Hospice nurses are trained for what they do best people tobdetermine end of life. This last UTI probably did her in. Her body just doesn't want to fight anymore. Its time for nature to take its course. 92 is a long life. And her meds will do no good at this point. Her body is shutting down.
Keep her comfortable and be there for her and you.
My 86-year-old mom who is in memory care has had five UTIs since December, so that many courses of antibiotics. She's barely taking any fluids and can no longer empty her bladder well. So she's also developed a blood clot in her leg and was put on a blood thinner. She's lost 30 lbs. since January.
My siblings and I just made the decision for hospice this past Saturday. We had already had a conversation about it, then the director of memory care called to suggest that we consider it. The facility staff has been very kind and caring, especially since we can't even see her, and they all speak very encouragingly to us. But we have no illusions that Mother is going to "get better". The decision was made to stop most of her medications. The only one she takes daily now is for anxiety; the rest are 'as needed', i.e., allergy meds, pain relief, milk of magnesia. As the hospice rep, Kelly, put it, we will now pivot to "aggressive comfort care". Per staff request, Kelly has ordered a hospital bed for her. She will see her several times a week to start. An aide will bath her three times a week. All supplies (bathing, pullups, wipes, and equipment) will be managed by hospice. This is a huge gift.

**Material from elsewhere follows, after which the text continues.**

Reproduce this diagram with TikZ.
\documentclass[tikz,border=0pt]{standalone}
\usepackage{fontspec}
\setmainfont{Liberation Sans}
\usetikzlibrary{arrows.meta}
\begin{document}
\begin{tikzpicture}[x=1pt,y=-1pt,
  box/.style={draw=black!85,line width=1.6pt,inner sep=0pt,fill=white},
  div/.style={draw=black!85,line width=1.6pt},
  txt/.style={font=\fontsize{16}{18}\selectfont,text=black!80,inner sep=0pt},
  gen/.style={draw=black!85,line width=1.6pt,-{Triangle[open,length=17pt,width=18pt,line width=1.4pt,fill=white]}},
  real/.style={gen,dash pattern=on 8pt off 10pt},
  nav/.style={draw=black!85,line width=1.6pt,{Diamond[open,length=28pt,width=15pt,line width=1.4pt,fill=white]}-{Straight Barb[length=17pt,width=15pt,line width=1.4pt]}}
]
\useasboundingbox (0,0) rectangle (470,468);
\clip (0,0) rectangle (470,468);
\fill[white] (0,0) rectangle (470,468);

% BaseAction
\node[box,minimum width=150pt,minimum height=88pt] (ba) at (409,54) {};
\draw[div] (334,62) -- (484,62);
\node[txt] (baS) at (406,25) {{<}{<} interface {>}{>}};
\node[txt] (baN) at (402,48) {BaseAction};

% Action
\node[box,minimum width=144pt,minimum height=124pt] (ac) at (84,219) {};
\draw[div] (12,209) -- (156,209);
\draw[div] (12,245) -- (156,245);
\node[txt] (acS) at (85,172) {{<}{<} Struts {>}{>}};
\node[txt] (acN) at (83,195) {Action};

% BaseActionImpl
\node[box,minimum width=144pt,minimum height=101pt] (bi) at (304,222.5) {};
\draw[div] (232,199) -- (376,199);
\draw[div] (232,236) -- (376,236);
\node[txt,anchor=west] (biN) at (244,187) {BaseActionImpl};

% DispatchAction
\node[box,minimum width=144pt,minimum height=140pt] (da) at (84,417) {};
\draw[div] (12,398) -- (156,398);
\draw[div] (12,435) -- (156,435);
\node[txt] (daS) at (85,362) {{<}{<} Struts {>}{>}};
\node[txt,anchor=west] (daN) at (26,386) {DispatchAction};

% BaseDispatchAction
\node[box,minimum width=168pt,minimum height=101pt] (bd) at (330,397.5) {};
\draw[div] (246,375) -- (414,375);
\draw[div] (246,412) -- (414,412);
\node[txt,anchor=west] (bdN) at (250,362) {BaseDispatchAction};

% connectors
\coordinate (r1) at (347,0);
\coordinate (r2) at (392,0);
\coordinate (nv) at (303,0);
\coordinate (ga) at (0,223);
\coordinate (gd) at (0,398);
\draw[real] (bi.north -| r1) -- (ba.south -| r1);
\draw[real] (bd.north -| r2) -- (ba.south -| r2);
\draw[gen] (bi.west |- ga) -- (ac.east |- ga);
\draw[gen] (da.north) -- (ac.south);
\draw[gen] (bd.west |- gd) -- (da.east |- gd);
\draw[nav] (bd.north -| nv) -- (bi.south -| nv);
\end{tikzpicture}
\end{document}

Our circumstances are different since your mother is at home, but all the more reason for you to call in hospice. You need a break and the support of professionals who know what's happening. I understand your brother's feelings, but once we all admitted that Mother was not going to rally, that dementia is a terminal disease (we already knew that really, having gone through it with our grandmother), and read Mother's Advanced Directive again, the decision was made. And, as a doctor friend who's gone through this put it, "Just because you can, doesn't mean you should."
Warmest regards.
My mother lives in Memory Care and she is 93.5 years old. She has one thing after another wrong with her; tomorrow, she'll have a wisdom tooth pulled out, believe it or not, just to add to the melee. She's in chronic pain and wheelchair bound. I beg the doctor to recommend a hospice evaluation for her, but no, she's 'not ready yet' because she weighs in excess of 190 lbs. All that means is she likes to eat; that's her last pleasure left in life. If she was on hospice, for godsake, they'd give her the pain medication she NEEDS to stop hurting so badly.
But no. We as a society insist on prolonging our loved ones' lives to the point where all that's left is suffering and misery.
The point of hospice is not for you to get out for a few hours a week, although that's a nice side bonus. The true purpose of hospice is to allow your mother to stop suffering. To allow her to stop being schlepped back and forth to hospitals in a vain effort to cure one ailment after another, only to keep her alive for a few more days, weeks, or months. What for? So dementia can ravage her even further?
Yes. I think it's right to be on hospice. And I think it's wrong for your brother to insist on prolonging his mother's life which may be an effort to alleviate HIS potential guilt once she passes. Nobody wants to say they had any hand in someone else's death. In reality, only God has a hand in that decision. Hospice is only there to ease the pain and anguish for ALL involved.
Wishing you peace in the knowledge that you are making a wise and good decision on behalf of the mother you love with all your heart.